W innym mecz prowadzący w Konferencji Wschodniej koszykarze Oklahoma City Thunder zanotowali w niedzielę 25. zwycięstwo w sezonie. Podopieczni Scotta Brooksa pewnie pokonali u siebie Houston Rockets 117:86.
Gospodarze od początku narzucili rywalom swój styl gry i po niespełna siedmiu minutach wygrywali 13:0. Ich prowadzenie, choć się zmniejszyło, to ani na chwilę nie było zagrożone.
W zespole z Oklahomy błyszczał przede wszystkim Kevin Durant, który zdobył 33 punkty i miał 13 zbiórek. Starszego kolegę wspomógł rezerwowy Jeremy Lamb, który dołożył 22 pkt (najlepszy wynik w karierze). Wśród gości najlepiej radził sobie wchodzący z ławki Aaron Brooks – 17 pkt.
Donatas Motiejūnas, grający w barwach Rockets, w ciągu 16min. zapisał na swoje konto 2 punkty, dwie zebrane piłki i jeden foul.
Po raz drugi z rzędu Thunder musieli radzić sobie bez Russella Westbrooka, który w piątek przeszedł operację prawego kolana.
Mecz miał dodatkowe znaczenie dla zawodnika Rockets Jamesa Hardena, który w latach 2009-12 bronił barw zespołu gospodarzy.

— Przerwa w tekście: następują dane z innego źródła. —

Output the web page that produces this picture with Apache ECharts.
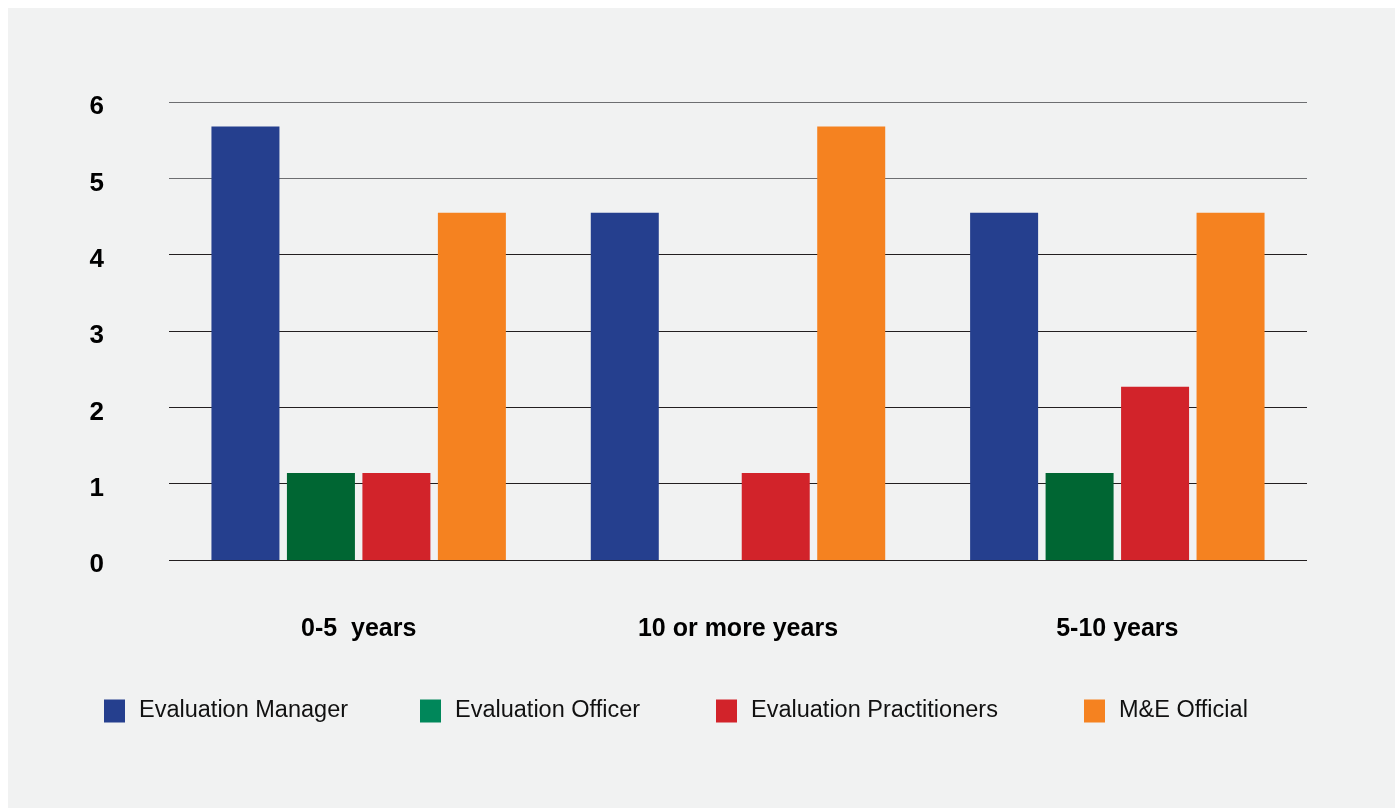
<!DOCTYPE html>
<html>
<head>
<meta charset="utf-8">
<script src="https://cdn.jsdelivr.net/npm/echarts@6/dist/echarts.min.js"></script>
<style>
  html, body { margin: 0; padding: 0; background: #ffffff; }
  #chart { width: 1395px; height: 808px; }
</style>
</head>
<body>
<div id="chart"></div>
<script>
// Years of experience by role
const categories = ['0-5  years', '10 or more years', '5-10 years'];
const seriesNames = ['Evaluation Manager', 'Evaluation Officer', 'Evaluation Practitioners', 'M&E Official'];
const evaluationManager = [5.68, 4.55, 4.55];
const evaluationOfficer = [1.14, null, 1.14];
const evaluationPractitioners = [1.14, 1.14, 2.27];
const meOfficial = [4.55, 5.68, 4.55];
const yTicks = [0, 1, 2, 3, 4, 5, 6];

const barColors = ['#253f8e', '#006633', '#d2232a', '#f58220'];
const legendColors = ['#253f8e', '#00875a', '#d2232a', '#f58220'];
const legendLefts = [104, 420, 716, 1084];
const seriesValues = [evaluationManager, evaluationOfficer, evaluationPractitioners, meOfficial];

const font = '"Liberation Sans", Arial, sans-serif';
const chart = echarts.init(document.getElementById('chart'), null, { renderer: 'canvas' });

chart.setOption({
  backgroundColor: '#ffffff',
  animation: false,
  graphic: [{
    type: 'rect', z: -10, silent: true,
    shape: { x: 8, y: 8, width: 1395 - 8, height: 808 - 8 },
    style: { fill: '#f1f2f2' }
  }],
  grid: { left: 169, right: 88, top: 102, bottom: 248, containLabel: false },
  legend: seriesNames.map((name, i) => ({
    left: legendLefts[i],
    top: 699,
    padding: 0,
    itemWidth: 21,
    itemHeight: 23,
    icon: 'rect',
    selectedMode: false,
    data: [{ name: name, itemStyle: { color: legendColors[i] } }],
    textStyle: {
      fontFamily: font, fontSize: 23.5, color: '#111111',
      padding: [0, 0, 0, 9], verticalAlign: 'top', lineHeight: 6
    }
  })),
  xAxis: {
    type: 'category',
    data: categories,
    axisLine: { show: false },
    axisTick: { show: false },
    axisLabel: { margin: 57, fontFamily: font, fontWeight: 'bold', fontSize: 25, color: '#000000' }
  },
  yAxis: {
    type: 'value',
    min: yTicks[0],
    max: yTicks[yTicks.length - 1],
    interval: 1,
    axisLine: { show: false },
    axisTick: { show: false },
    axisLabel: {
      margin: 65, fontFamily: font, fontWeight: 'bold', fontSize: 26, color: '#000000',
      verticalAlign: 'top', lineHeight: 10
    },
    splitLine: {
      show: true,
      lineStyle: {
        width: 1.2,
        color: ['#231f20', '#231f20', '#231f20', '#231f20', '#231f20', '#6d6e71', '#6d6e71']
      }
    }
  },
  series: seriesNames.map((name, i) => ({
    name: name,
    type: 'bar',
    data: seriesValues[i],
    barWidth: 68,
    barGap: '11%',
    itemStyle: { color: barColors[i] }
  }))
});
</script>
</body>
</html>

Obecny bilans Thunder (25-5) jest najlepszym od czasu przeniesienia klubu z Seattle do Oklahomy (w 2008 roku). W niedzielę drużyna prowadzona przez trenera Brooksa zanotowała trzecie zwycięstwo z rzędu. Rockets (21-12), którzy tego dnia mieli niespełna 37-procentową skuteczność, przegrali z kolei czwarty z 10 ostatnich meczów.

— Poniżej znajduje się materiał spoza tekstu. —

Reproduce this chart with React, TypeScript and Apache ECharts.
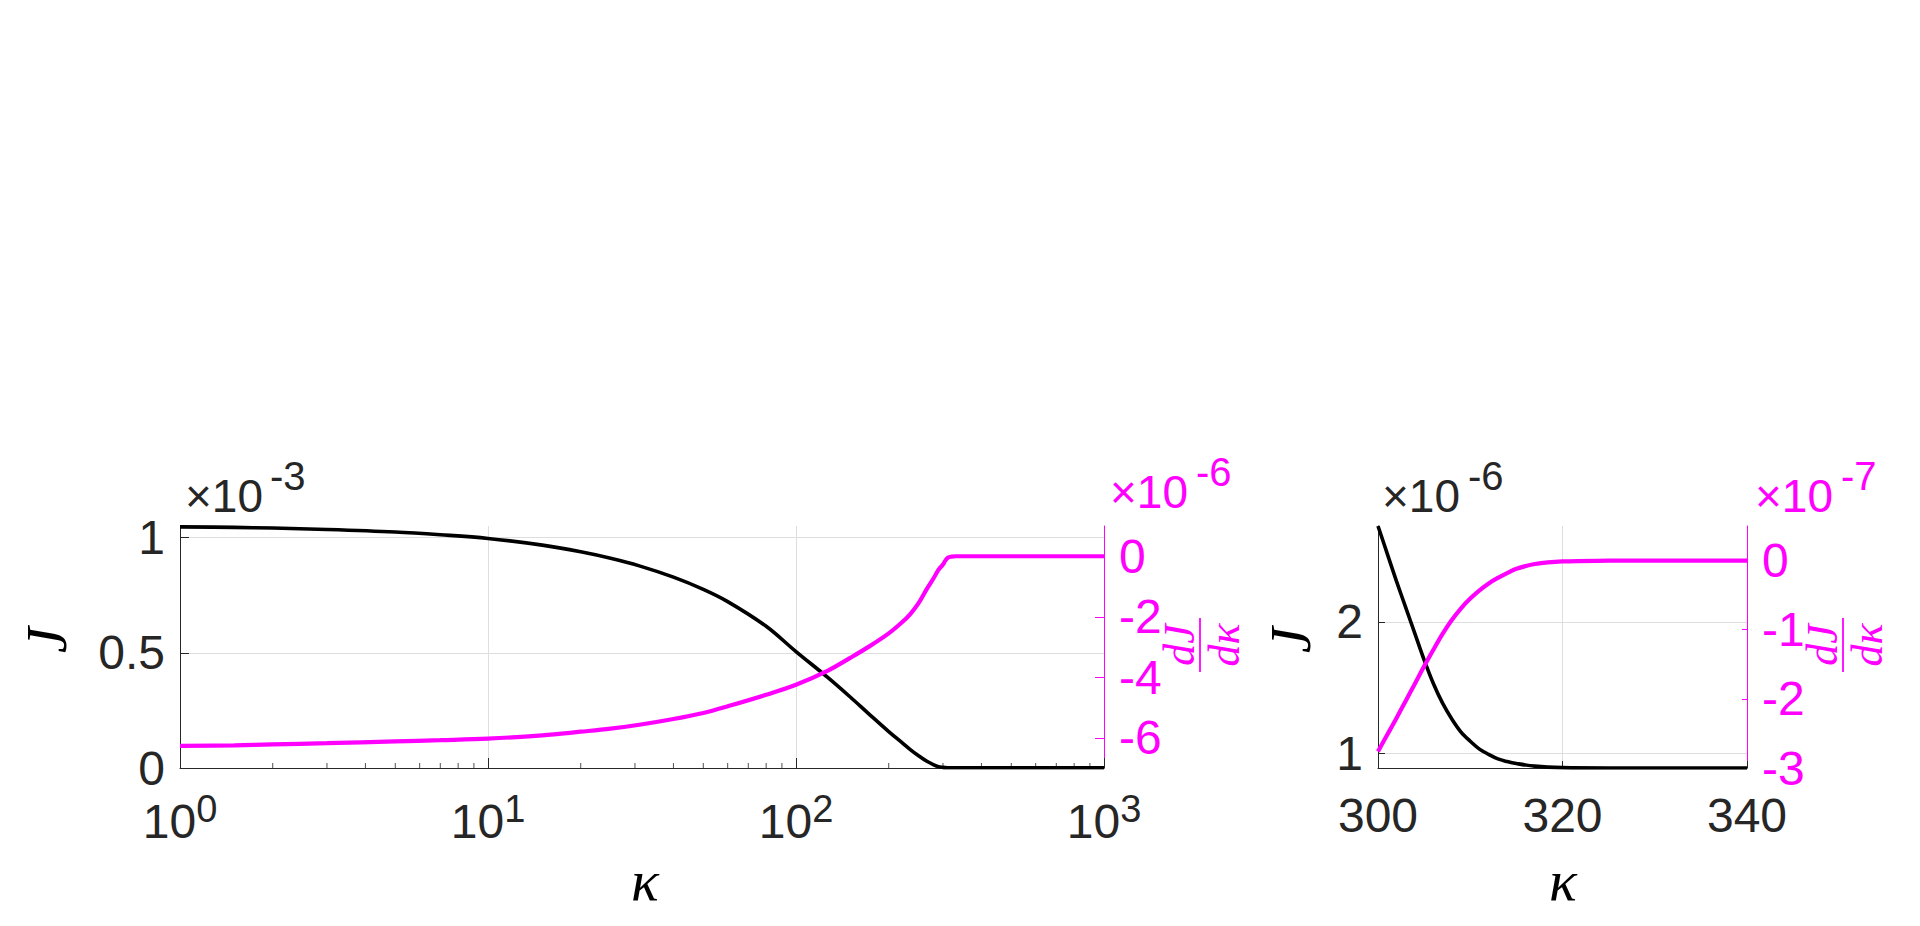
import React, { useEffect, useRef } from 'react';
import * as echarts from 'echarts';

// ---------- data (as displayed on the axes) ----------
// Left panel: kappa on a log axis, J in units of 1e-3, dJ/dkappa in units of 1e-6
const kappaMain = [1, 1.5, 2, 3, 5, 7, 10, 15, 20, 25, 31, 40, 50, 60, 80, 100, 127, 150, 173, 200, 220, 235, 250, 266, 280, 290, 300, 305, 311, 320, 330, 400, 600, 1000];
const jMain = [1.046, 1.044, 1.041, 1.035, 1.024, 1.012, 0.996, 0.967, 0.938, 0.91, 0.877, 0.828, 0.775, 0.722, 0.615, 0.505, 0.392, 0.308, 0.233, 0.158, 0.112, 0.08, 0.053, 0.029, 0.014, 0.006, 0.0027, 0.0017, 0.0011, 0.0009, 0.0009, 0.0009, 0.0009, 0.0009];
const dJMain = [-6.27, -6.25, -6.22, -6.18, -6.12, -6.08, -6.03, -5.92, -5.8, -5.7, -5.57, -5.38, -5.18, -4.96, -4.58, -4.25, -3.78, -3.36, -2.98, -2.55, -2.2, -1.91, -1.55, -1.08, -0.72, -0.45, -0.276, -0.153, -0.05, -0.012, 0, 0, 0, 0];

// Right panel: kappa 300..340, J in units of 1e-6, dJ/dkappa in units of 1e-7
const kappaZoom = [300, 301, 302, 303, 304, 305, 306, 307, 308, 309, 310, 311, 312, 313, 314, 315, 317, 320, 325, 330, 340];
const jZoom = [2.73, 2.52, 2.31, 2.11, 1.91, 1.71, 1.53, 1.38, 1.26, 1.16, 1.09, 1.03, 0.99, 0.955, 0.935, 0.92, 0.9, 0.889, 0.886, 0.886, 0.886];
const dJZoom = [-2.76, -2.52, -2.28, -2.03, -1.78, -1.53, -1.29, -1.06, -0.86, -0.69, -0.55, -0.43, -0.33, -0.25, -0.18, -0.12, -0.05, -0.012, -0.002, 0, 0];

// tick values
const leftJTicks = [0, 0.5, 1];
const leftDJTicks = [-6, -4, -2, 0];
const zoomJTicks = [1, 2];
const zoomDJTicks = [-3, -2, -1, 0];
const logMinorTicks: number[] = [];
[1, 10, 100].forEach((d) => {
  for (let m = 2; m <= 9; m++) logMinorTicks.push(m * d);
});

// ---------- styling ----------
const FONT = '"Liberation Sans", Arial, Helvetica, sans-serif';
const SERIF = '"Liberation Serif", "DejaVu Serif", serif';
const BLACK = '#262626';
const MAGENTA = '#FF00FF';
const GRIDC = '#dedede';

const zip = (a: number[], b: number[]) => a.map((v, i) => [v, b[i]]);

function yAxis(gridIndex: number, position: string, min: number, max: number, ticks: number[], color: string, split: boolean, tickLen: number) {
  return {
    type: 'value',
    gridIndex,
    position,
    min,
    max,
    axisLine: { show: true, onZero: false, lineStyle: { color, width: 1 } },
    axisTick: { show: true, inside: true, length: tickLen, customValues: ticks, lineStyle: { color, width: 1 } },
    axisLabel: { show: true, customValues: ticks, color, fontSize: 48, fontFamily: FONT, margin: 15 },
    splitLine: { show: split, lineStyle: { color: GRIDC, width: 1 } },
  };
}

function expLabel(x: number, y: number, exp: string, color: string, supX: number) {
  return [
    { type: 'text', x, y, style: { text: '×10', fill: color, fontSize: 46, fontFamily: FONT, align: 'left', verticalAlign: 'middle' } },
    { type: 'text', x: supX, y: y - 20, style: { text: exp, fill: color, fontSize: 40, fontFamily: FONT, align: 'left', verticalAlign: 'middle' } },
  ];
}

function fraction(x: number, y: number) {
  return {
    type: 'group',
    x,
    y,
    rotation: Math.PI / 2,
    children: [
      { type: 'text', x: 0, y: -21, style: { text: 'dJ', fill: MAGENTA, fontSize: 44, fontStyle: 'italic', fontFamily: SERIF, align: 'center', verticalAlign: 'middle' } },
      { type: 'line', shape: { x1: -27, y1: 0, x2: 27, y2: 0 }, style: { stroke: MAGENTA, lineWidth: 1.8 } },
      { type: 'text', x: 0, y: 24, style: { text: 'dκ', fill: MAGENTA, fontSize: 44, fontStyle: 'italic', fontFamily: SERIF, align: 'center', verticalAlign: 'middle' } },
    ],
  };
}

function axisName(text: string, x: number, y: number, rotate: boolean) {
  return {
    type: 'text',
    x,
    y,
    rotation: rotate ? Math.PI / 2 : 0,
    style: { text, fill: '#000', fontSize: 58, fontStyle: 'italic', fontFamily: SERIF, align: 'center', verticalAlign: 'middle' },
  };
}

const lineCommon = { showSymbol: false, smooth: 0.35, silent: true };

const option: any = {
  animation: false,
  backgroundColor: '#ffffff',
  grid: [
    { left: 180, top: 526, width: 924, height: 242, outerBoundsMode: 'none' },
    { left: 1378, top: 526, width: 369, height: 242, outerBoundsMode: 'none' },
  ],
  xAxis: [
    {
      type: 'log',
      logBase: 10,
      gridIndex: 0,
      min: 1,
      max: 1000,
      axisLine: { show: true, onZero: false, lineStyle: { color: BLACK, width: 1 } },
      axisTick: { show: true, inside: true, length: 10, lineStyle: { color: BLACK } },
      axisLabel: {
        margin: 22,
        color: BLACK,
        fontFamily: FONT,
        formatter: (v: number) => `{b|10}{s|${Math.round(Math.log10(v))}}`,
        rich: {
          b: { fontSize: 48, fontFamily: FONT, color: BLACK },
          s: { fontSize: 38, fontFamily: FONT, color: BLACK, padding: [0, 0, 24, 0] },
        },
      },
      splitLine: { show: true, lineStyle: { color: GRIDC, width: 1 } },
    },
    {
      type: 'value',
      gridIndex: 1,
      min: 300,
      max: 340,
      interval: 20,
      axisLine: { show: true, onZero: false, lineStyle: { color: BLACK, width: 1 } },
      axisTick: { show: true, inside: true, length: 7, lineStyle: { color: BLACK } },
      axisLabel: { margin: 23, color: BLACK, fontSize: 48, fontFamily: FONT },
      splitLine: { show: true, lineStyle: { color: GRIDC, width: 1 } },
    },
  ],
  yAxis: [
    yAxis(0, 'left', 0, 1.05, leftJTicks, BLACK, true, 9),
    yAxis(0, 'right', -7, 1, leftDJTicks, MAGENTA, false, 9),
    yAxis(1, 'left', 0.886, 2.73, zoomJTicks, BLACK, true, 7),
    yAxis(1, 'right', -3, 0.5, zoomDJTicks, MAGENTA, false, 5),
  ],
  series: [
    {
      type: 'line', xAxisIndex: 0, yAxisIndex: 0, data: zip(kappaMain, jMain), ...lineCommon,
      lineStyle: { color: '#000', width: 3.6 }, itemStyle: { color: '#000' },
    },
    {
      type: 'line', xAxisIndex: 0, yAxisIndex: 1, data: zip(kappaMain, dJMain), ...lineCommon,
      lineStyle: { color: MAGENTA, width: 4.2 }, itemStyle: { color: MAGENTA },
    },
    {
      type: 'scatter', xAxisIndex: 0, yAxisIndex: 0, data: logMinorTicks.map((k) => [k, 0]),
      symbol: 'rect', symbolSize: [1, 5], symbolOffset: [0, -2.5], itemStyle: { color: BLACK }, silent: true, z: 1,
    },
    {
      type: 'line', xAxisIndex: 1, yAxisIndex: 2, data: zip(kappaZoom, jZoom), ...lineCommon,
      lineStyle: { color: '#000', width: 3.6 }, itemStyle: { color: '#000' },
    },
    {
      type: 'line', xAxisIndex: 1, yAxisIndex: 3, data: zip(kappaZoom, dJZoom), ...lineCommon,
      lineStyle: { color: MAGENTA, width: 4.2 }, itemStyle: { color: MAGENTA },
    },
  ],
  graphic: [
    ...expLabel(185, 496, '-3', BLACK, 270),
    ...expLabel(1110, 492, '-6', MAGENTA, 1196),
    ...expLabel(1382, 496, '-6', BLACK, 1468),
    ...expLabel(1755, 496, '-7', MAGENTA, 1841),
    axisName('J', 46, 640, true),
    axisName('J', 1290, 640, true),
    axisName('κ', 645, 880, false),
    axisName('κ', 1563, 880, false),
    fraction(1200, 645),
    fraction(1843, 645),
  ],
};

export default function App() {
  const ref = useRef<HTMLDivElement>(null);
  useEffect(() => {
    const chart = echarts.init(ref.current as HTMLDivElement, null, { renderer: 'svg' });
    chart.setOption(option);
    return () => chart.dispose();
  }, []);
  return (
    <div
      ref={ref}
      style={{ position: 'fixed', left: 0, top: 0, width: 1920, height: 926, background: '#ffffff' }}
    />
  );
}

Znacznie bardziej zacięty był pojedynek w Cleveland, gdzie miejscowi Cavaliers przegrali po doliczonym czasie gry z Golden State Warriors 104:108. O piątym z rzędu triumfie gości zdecydowały dwie ostatnie minuty pierwszej dogrywki, gdy – przy remisie 104:104 – trafili Stephen Curry i Draymond Green. Pierwszy z wymienionych był bohaterem spotkania. 25-letni Amerykanin rzucił 29 pkt i miał dziewięć zbiórek i 11 asyst, dzięki czemu był o krok od drugiego z rzędu triple-double (poprzednie zanotował w piątek).
W zespole Cavaliers dobrze spisał się Kyrie Irving – 27 pkt, ale nie uchroniło to jego drużyny przed piątą z rzędu porażką.

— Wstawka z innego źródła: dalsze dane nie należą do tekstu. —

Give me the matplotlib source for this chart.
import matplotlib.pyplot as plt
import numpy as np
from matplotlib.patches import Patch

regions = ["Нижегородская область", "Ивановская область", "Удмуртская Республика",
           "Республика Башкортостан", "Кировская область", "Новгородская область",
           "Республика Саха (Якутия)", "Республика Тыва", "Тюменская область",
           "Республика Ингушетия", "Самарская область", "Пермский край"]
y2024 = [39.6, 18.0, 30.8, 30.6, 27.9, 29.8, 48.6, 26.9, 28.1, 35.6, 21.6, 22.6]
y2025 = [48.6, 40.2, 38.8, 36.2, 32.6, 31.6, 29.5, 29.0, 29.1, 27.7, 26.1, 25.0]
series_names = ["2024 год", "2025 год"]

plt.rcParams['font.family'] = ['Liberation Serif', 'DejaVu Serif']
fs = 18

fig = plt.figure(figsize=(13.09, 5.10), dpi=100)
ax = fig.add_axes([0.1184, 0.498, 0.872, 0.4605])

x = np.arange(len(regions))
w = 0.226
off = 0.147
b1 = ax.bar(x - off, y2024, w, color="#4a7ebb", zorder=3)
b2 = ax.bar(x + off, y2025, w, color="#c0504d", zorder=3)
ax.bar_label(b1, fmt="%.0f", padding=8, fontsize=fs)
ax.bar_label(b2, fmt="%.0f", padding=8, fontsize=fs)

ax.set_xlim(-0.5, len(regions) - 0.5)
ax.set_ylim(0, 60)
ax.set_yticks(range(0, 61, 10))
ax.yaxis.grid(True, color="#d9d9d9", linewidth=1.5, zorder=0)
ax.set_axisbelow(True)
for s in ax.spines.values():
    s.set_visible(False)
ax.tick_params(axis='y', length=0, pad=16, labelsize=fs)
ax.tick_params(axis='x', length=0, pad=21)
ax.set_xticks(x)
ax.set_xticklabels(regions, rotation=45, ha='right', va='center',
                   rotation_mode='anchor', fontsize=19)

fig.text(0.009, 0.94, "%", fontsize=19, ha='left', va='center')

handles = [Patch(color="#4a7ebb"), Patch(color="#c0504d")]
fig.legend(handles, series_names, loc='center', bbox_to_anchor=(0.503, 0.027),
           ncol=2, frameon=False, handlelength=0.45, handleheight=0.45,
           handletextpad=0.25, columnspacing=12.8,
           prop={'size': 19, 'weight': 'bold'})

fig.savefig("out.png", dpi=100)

Taką samą czarną serię mają koszykarze Los Angeles Lakers, którzy we własnej hali ulegli Philadelphia 76ers 104:111. Podopieczni Bretta Browna dzięki temu zwycięstwu przerwali złą passę w meczach wyjazdowych – przegrali 13 poprzednich spotkań, w których pełnili rolę gości. W ekipie z Los Angeles po raz drugi zabrakło chorego Pau Gasola.
W pozostałych meczach zawodnicy Orlando Magic wygrali z Atlanta Hawks 109:102, a San Antonio Spurs pokonało Sacramento Kings 112:104.